** begin **

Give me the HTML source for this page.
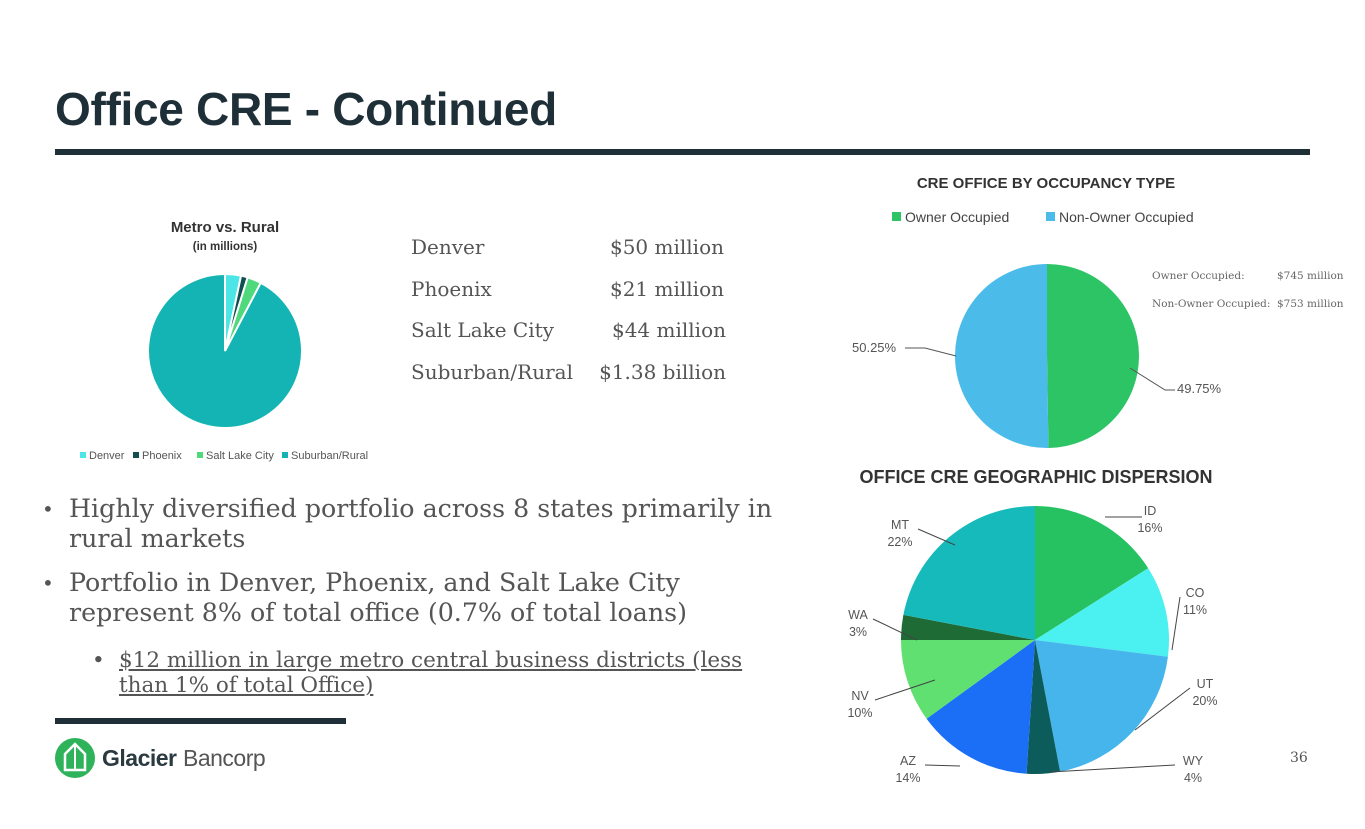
<!DOCTYPE html>
<html><head><meta charset="utf-8"><style>
body{margin:0;width:1365px;height:829px;background:#fff;position:relative;overflow:hidden;font-family:"Liberation Sans",sans-serif;}
.abs{position:absolute;}
.serif{font-family:"DejaVu Serif","Liberation Serif",serif;color:#555;}
.row{position:relative;height:41.5px;white-space:nowrap;}
.val{position:absolute;right:0;top:0;}
</style></head><body>
<div class="abs" style="left:55px;top:82px;font-size:46px;font-weight:bold;color:#1e2f38;letter-spacing:-0.3px;">Office CRE - Continued</div>
<div class="abs" style="left:55px;top:149px;width:1255px;height:6px;background:#1e2f38;"></div>
<div class="abs" style="left:55px;top:718px;width:291px;height:6px;background:#1e2f38;"></div>

<div class="abs serif" style="left:411px;top:227px;width:315px;font-size:20px;line-height:41.5px;">
<div class="row">Denver<span class="val" style="right:2px">$50 million</span></div>
<div class="row">Phoenix<span class="val" style="right:2px">$21 million</span></div>
<div class="row">Salt Lake City<span class="val">$44 million</span></div>
<div class="row">Suburban/Rural<span class="val">$1.38 billion</span></div>
</div>

<div class="abs serif" style="left:42px;top:494px;width:745px;font-size:25.3px;line-height:30px;">
<div style="position:relative;padding-left:27px;margin-bottom:14px;"><span class="abs" style="left:0;font-size:20px">•</span>Highly diversified portfolio across 8 states primarily in rural markets</div>
<div style="position:relative;padding-left:27px;margin-bottom:20px;"><span class="abs" style="left:0;font-size:20px">•</span>Portfolio in Denver, Phoenix, and Salt Lake City represent 8% of total office (0.7% of total loans)</div>
<div style="position:relative;padding-left:77px;font-size:21.5px;line-height:25px;width:645px;"><span class="abs" style="left:50px">•</span><span style="text-decoration:underline;">$12 million in large metro central business districts (less than 1% of total Office)</span></div>
</div>

<div class="abs" style="left:1290px;top:750px;font-size:14px;color:#555;font-family:'DejaVu Serif',serif;">36</div>

<svg class="abs" style="left:52px;top:737px" width="220" height="42">
<circle cx="23" cy="21" r="20" fill="#2fb35a"/>
<path d="M23 7 L13 17 L13 33 L33 33 L33 17 Z" fill="none" stroke="#fff" stroke-width="2.5"/>
<line x1="23" y1="9" x2="23" y2="33" stroke="#fff" stroke-width="2"/>
<text x="50" y="29" font-size="23" font-weight="bold" fill="#2a3a40" font-family="Liberation Sans" letter-spacing="-0.5">Glacier</text>
<text x="131" y="29" font-size="23" fill="#555" font-family="Liberation Sans" letter-spacing="-0.5">Bancorp</text>
</svg>

<svg class="abs" style="left:0;top:0" width="1365" height="829" id="charts">
<text x="225" y="232" text-anchor="middle" font-size="15" font-weight="bold" fill="#333">Metro vs. Rural</text>
<text x="225" y="250" text-anchor="middle" font-size="11.5" font-weight="bold" fill="#333">(in millions)</text>
<g id="metro"></g>
<g id="metroLegend"></g>
<text x="1046" y="188" text-anchor="middle" font-size="15" font-weight="bold" fill="#333">CRE OFFICE BY OCCUPANCY TYPE</text>
<g id="occLegend"></g>
<text x="1152" y="279" font-size="10.5" fill="#666" font-family="DejaVu Serif">Owner Occupied:</text>
<text x="1277" y="279" font-size="10.5" fill="#666" font-family="DejaVu Serif">$745 million</text>
<text x="1152" y="307" font-size="10.5" fill="#666" font-family="DejaVu Serif">Non-Owner Occupied:</text>
<text x="1277" y="307" font-size="10.5" fill="#666" font-family="DejaVu Serif">$753 million</text>
<g id="occ"></g>
<text x="1036" y="483" text-anchor="middle" font-size="18" font-weight="bold" fill="#333">OFFICE CRE GEOGRAPHIC DISPERSION</text>
<g id="geo"></g>
</svg>

<script>
const metroCats=["Denver","Phoenix","Salt Lake City","Suburban/Rural"];
const metroVals=[50,21,44,1380];
const metroColors=["#4de6e6","#0f4f4f","#4fd97c","#14b4b4"];
const occCats=["Owner Occupied","Non-Owner Occupied"];
const occVals=[49.75,50.25];
const occLabels=["49.75%","50.25%"];
const geoCats=["ID","CO","UT","WY","AZ","NV","WA","MT"];
const geoVals=[16,11,20,4,14,10,3,22];
const geoColors=["#26c262","#4bf0f0","#45b5eb","#0d5c5c","#1a6ff6","#5fe070","#1e6b36","#17baba"];
const NS="http://www.w3.org/2000/svg";
function mk(tag,attrs,parent){const e=document.createElementNS(NS,tag);for(const k in attrs)e.setAttribute(k,attrs[k]);parent.appendChild(e);return e;}
function pt(cx,cy,r,a){return [cx+r*Math.sin(a),cy-r*Math.cos(a)];}
function pie(g,cx,cy,r,vals,colors,stroke,name){
  const tot=vals.reduce((a,b)=>a+b,0);let a=0;const mids=[];
  vals.forEach((v,i)=>{const a2=a+v/tot*2*Math.PI;const p1=pt(cx,cy,r,a),p2=pt(cx,cy,r,a2);
    const p=mk('path',{d:`M${cx},${cy}L${p1[0]},${p1[1]}A${r},${r} 0 ${a2-a>Math.PI?1:0} 1 ${p2[0]},${p2[1]}Z`,fill:colors[i],stroke:stroke,'stroke-width':stroke=='none'?0:2},g);
    
    
    mids.push((a+a2)/2);a=a2;});
  return mids;
}
pie(document.getElementById('metro'),225,351,77,metroVals,metroColors,"#fff","metro");
const ml=document.getElementById('metroLegend');
let lx=[80,133,197,282];
metroCats.forEach((c,i)=>{mk('rect',{x:lx[i],y:452,width:6,height:6,fill:metroColors[i]},ml);
  const t=mk('text',{x:lx[i]+9,y:459,'font-size':11,fill:'#555'},ml);t.textContent=c;
  
  });
const occColors=["#2dc466","#4bbcea"];
const og=document.getElementById('occ');
pie(og,1047,356,92,occVals,occColors,"none","occupancy");
mk('path',{d:`M1130,368 L1165,390 L1175,390`,fill:'none',stroke:'#555','stroke-width':1},og);
let t1=mk('text',{x:1177,y:393,'font-size':13,fill:'#555'},og);t1.textContent=occLabels[0];
mk('path',{d:`M956,356 L925,348 L905,348`,fill:'none',stroke:'#555','stroke-width':1},og);
let t2=mk('text',{x:852,y:352,'font-size':13,fill:'#555'},og);t2.textContent=occLabels[1];
const ol=document.getElementById('occLegend');
[[892,"Owner Occupied"],[1046,"Non-Owner Occupied"]].forEach((d,i)=>{mk('rect',{x:d[0],y:212,width:9,height:9,fill:occColors[i]},ol);
  const t=mk('text',{x:d[0]+13,y:222,'font-size':14,fill:'#444'},ol);t.textContent=occCats[i];
  
  });
const gg=document.getElementById('geo');
pie(gg,1035,640,134,geoVals,geoColors,"none","geo");
const geoLab=[[1150,515,1105,517,1142,517],[1195,597,1172,650,1180,597],[1205,688,1135,730,1190,688],[1193,765,1050,772,1175,765],[908,765,960,766,925,765],[860,700,935,680,875,700],[858,619,917,640,873,619],[900,529,955,545,918,529]];
geoCats.forEach((c,i)=>{const L=geoLab[i];
  mk('path',{d:`M${L[2]},${L[3]} L${L[4]},${L[5]}`,fill:'none',stroke:'#444','stroke-width':1},gg);
  const t=mk('text',{x:L[0],y:L[1],'font-size':12.5,fill:'#555','text-anchor':'middle'},gg);t.textContent=c;
  const t2=mk('text',{x:L[0],y:L[1]+17,'font-size':12.5,fill:'#555','text-anchor':'middle'},gg);t2.textContent=geoVals[i]+'%';
  
  });
</script>
</body></html>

** end **

PROBLEM TO WORK ON: Your copy of the data should match it exactly, except that pictures are left out.

FINAL RESULT:
Give me the HTML source for this page.
<!DOCTYPE html>
<html><head><meta charset="utf-8"><style>
body{margin:0;width:1365px;height:829px;background:#fff;position:relative;overflow:hidden;font-family:"Liberation Sans",sans-serif;}
.abs{position:absolute;}
.serif{font-family:"DejaVu Serif","Liberation Serif",serif;color:#555;}
.row{position:relative;height:41.5px;white-space:nowrap;}
.val{position:absolute;right:0;top:0;}
</style></head><body>
<div class="abs" style="left:55px;top:82px;font-size:46px;font-weight:bold;color:#1e2f38;letter-spacing:-0.3px;">Office CRE - Continued</div>
<div class="abs" style="left:55px;top:149px;width:1255px;height:6px;background:#1e2f38;"></div>
<div class="abs" style="left:55px;top:718px;width:291px;height:6px;background:#1e2f38;"></div>

<div class="abs serif" style="left:411px;top:227px;width:315px;font-size:20px;line-height:41.5px;">
<div class="row">Denver<span class="val" style="right:2px">$50 million</span></div>
<div class="row">Phoenix<span class="val" style="right:2px">$21 million</span></div>
<div class="row">Salt Lake City<span class="val">$44 million</span></div>
<div class="row">Suburban/Rural<span class="val">$1.38 billion</span></div>
</div>

<div class="abs serif" style="left:42px;top:494px;width:745px;font-size:25.3px;line-height:30px;">
<div style="position:relative;padding-left:27px;margin-bottom:14px;"><span class="abs" style="left:0;font-size:20px">•</span>Highly diversified portfolio across 8 states primarily in rural markets</div>
<div style="position:relative;padding-left:27px;margin-bottom:20px;"><span class="abs" style="left:0;font-size:20px">•</span>Portfolio in Denver, Phoenix, and Salt Lake City represent 8% of total office (0.7% of total loans)</div>
<div style="position:relative;padding-left:77px;font-size:21.5px;line-height:25px;width:645px;"><span class="abs" style="left:50px">•</span><span style="text-decoration:underline;">$12 million in large metro central business districts (less than 1% of total Office)</span></div>
</div>

<div class="abs" style="left:1290px;top:750px;font-size:14px;color:#555;font-family:'DejaVu Serif',serif;">36</div>

<svg class="abs" style="left:52px;top:737px" width="220" height="42">
<circle cx="23" cy="21" r="20" fill="#2fb35a"/>
<path d="M23 7 L13 17 L13 33 L33 33 L33 17 Z" fill="none" stroke="#fff" stroke-width="2.5"/>
<line x1="23" y1="9" x2="23" y2="33" stroke="#fff" stroke-width="2"/>
<text x="50" y="29" font-size="23" font-weight="bold" fill="#2a3a40" font-family="Liberation Sans" letter-spacing="-0.5">Glacier</text>
<text x="131" y="29" font-size="23" fill="#555" font-family="Liberation Sans" letter-spacing="-0.5">Bancorp</text>
</svg>

<svg class="abs" style="left:0;top:0" width="1365" height="829" id="charts">
<text x="225" y="232" text-anchor="middle" font-size="15" font-weight="bold" fill="#333">Metro vs. Rural</text>
<text x="225" y="250" text-anchor="middle" font-size="11.5" font-weight="bold" fill="#333">(in millions)</text>
<g id="metro"></g>
<g id="metroLegend"></g>
<text x="1046" y="188" text-anchor="middle" font-size="15" font-weight="bold" fill="#333">CRE OFFICE BY OCCUPANCY TYPE</text>
<g id="occLegend"></g>
<text x="1152" y="279" font-size="10.5" fill="#666" font-family="DejaVu Serif">Owner Occupied:</text>
<text x="1277" y="279" font-size="10.5" fill="#666" font-family="DejaVu Serif">$745 million</text>
<text x="1152" y="307" font-size="10.5" fill="#666" font-family="DejaVu Serif">Non-Owner Occupied:</text>
<text x="1277" y="307" font-size="10.5" fill="#666" font-family="DejaVu Serif">$753 million</text>
<g id="occ"></g>
<text x="1036" y="483" text-anchor="middle" font-size="18" font-weight="bold" fill="#333">OFFICE CRE GEOGRAPHIC DISPERSION</text>
<g id="geo"></g>
</svg>

<script>
const metroCats=["Denver","Phoenix","Salt Lake City","Suburban/Rural"];
const metroVals=[50,21,44,1380];
const metroColors=["#4de6e6","#0f4f4f","#4fd97c","#14b4b4"];
const occCats=["Owner Occupied","Non-Owner Occupied"];
const occVals=[49.75,50.25];
const occLabels=["49.75%","50.25%"];
const geoCats=["ID","CO","UT","WY","AZ","NV","WA","MT"];
const geoVals=[16,11,20,4,14,10,3,22];
const geoColors=["#26c262","#4bf0f0","#45b5eb","#0d5c5c","#1a6ff6","#5fe070","#1e6b36","#17baba"];
const NS="http://www.w3.org/2000/svg";
function mk(tag,attrs,parent){const e=document.createElementNS(NS,tag);for(const k in attrs)e.setAttribute(k,attrs[k]);parent.appendChild(e);return e;}
function pt(cx,cy,r,a){return [cx+r*Math.sin(a),cy-r*Math.cos(a)];}
function pie(g,cx,cy,r,vals,colors,stroke,name){
  const tot=vals.reduce((a,b)=>a+b,0);let a=0;const mids=[];
  vals.forEach((v,i)=>{const a2=a+v/tot*2*Math.PI;const p1=pt(cx,cy,r,a),p2=pt(cx,cy,r,a2);
    const p=mk('path',{d:`M${cx},${cy}L${p1[0]},${p1[1]}A${r},${r} 0 ${a2-a>Math.PI?1:0} 1 ${p2[0]},${p2[1]}Z`,fill:colors[i],stroke:stroke,'stroke-width':stroke=='none'?0:2},g);
    
    
    mids.push((a+a2)/2);a=a2;});
  return mids;
}
pie(document.getElementById('metro'),225,351,77,metroVals,metroColors,"#fff","metro");
const ml=document.getElementById('metroLegend');
let lx=[80,133,197,282];
metroCats.forEach((c,i)=>{mk('rect',{x:lx[i],y:452,width:6,height:6,fill:metroColors[i]},ml);
  const t=mk('text',{x:lx[i]+9,y:459,'font-size':11,fill:'#555'},ml);t.textContent=c;
  
  });
const occColors=["#2dc466","#4bbcea"];
const og=document.getElementById('occ');
pie(og,1047,356,92,occVals,occColors,"none","occupancy");
mk('path',{d:`M1130,368 L1165,390 L1175,390`,fill:'none',stroke:'#555','stroke-width':1},og);
let t1=mk('text',{x:1177,y:393,'font-size':13,fill:'#555'},og);t1.textContent=occLabels[0];
mk('path',{d:`M956,356 L925,348 L905,348`,fill:'none',stroke:'#555','stroke-width':1},og);
let t2=mk('text',{x:852,y:352,'font-size':13,fill:'#555'},og);t2.textContent=occLabels[1];
const ol=document.getElementById('occLegend');
[[892,"Owner Occupied"],[1046,"Non-Owner Occupied"]].forEach((d,i)=>{mk('rect',{x:d[0],y:212,width:9,height:9,fill:occColors[i]},ol);
  const t=mk('text',{x:d[0]+13,y:222,'font-size':14,fill:'#444'},ol);t.textContent=occCats[i];
  
  });
const gg=document.getElementById('geo');
pie(gg,1035,640,134,geoVals,geoColors,"none","geo");
const geoLab=[[1150,515,1105,517,1142,517],[1195,597,1172,650,1180,597],[1205,688,1135,730,1190,688],[1193,765,1050,772,1175,765],[908,765,960,766,925,765],[860,700,935,680,875,700],[858,619,917,640,873,619],[900,529,955,545,918,529]];
geoCats.forEach((c,i)=>{const L=geoLab[i];
  mk('path',{d:`M${L[2]},${L[3]} L${L[4]},${L[5]}`,fill:'none',stroke:'#444','stroke-width':1},gg);
  const t=mk('text',{x:L[0],y:L[1],'font-size':12.5,fill:'#555','text-anchor':'middle'},gg);t.textContent=c;
  const t2=mk('text',{x:L[0],y:L[1]+17,'font-size':12.5,fill:'#555','text-anchor':'middle'},gg);t2.textContent=geoVals[i]+'%';
  
  });
</script>
</body></html>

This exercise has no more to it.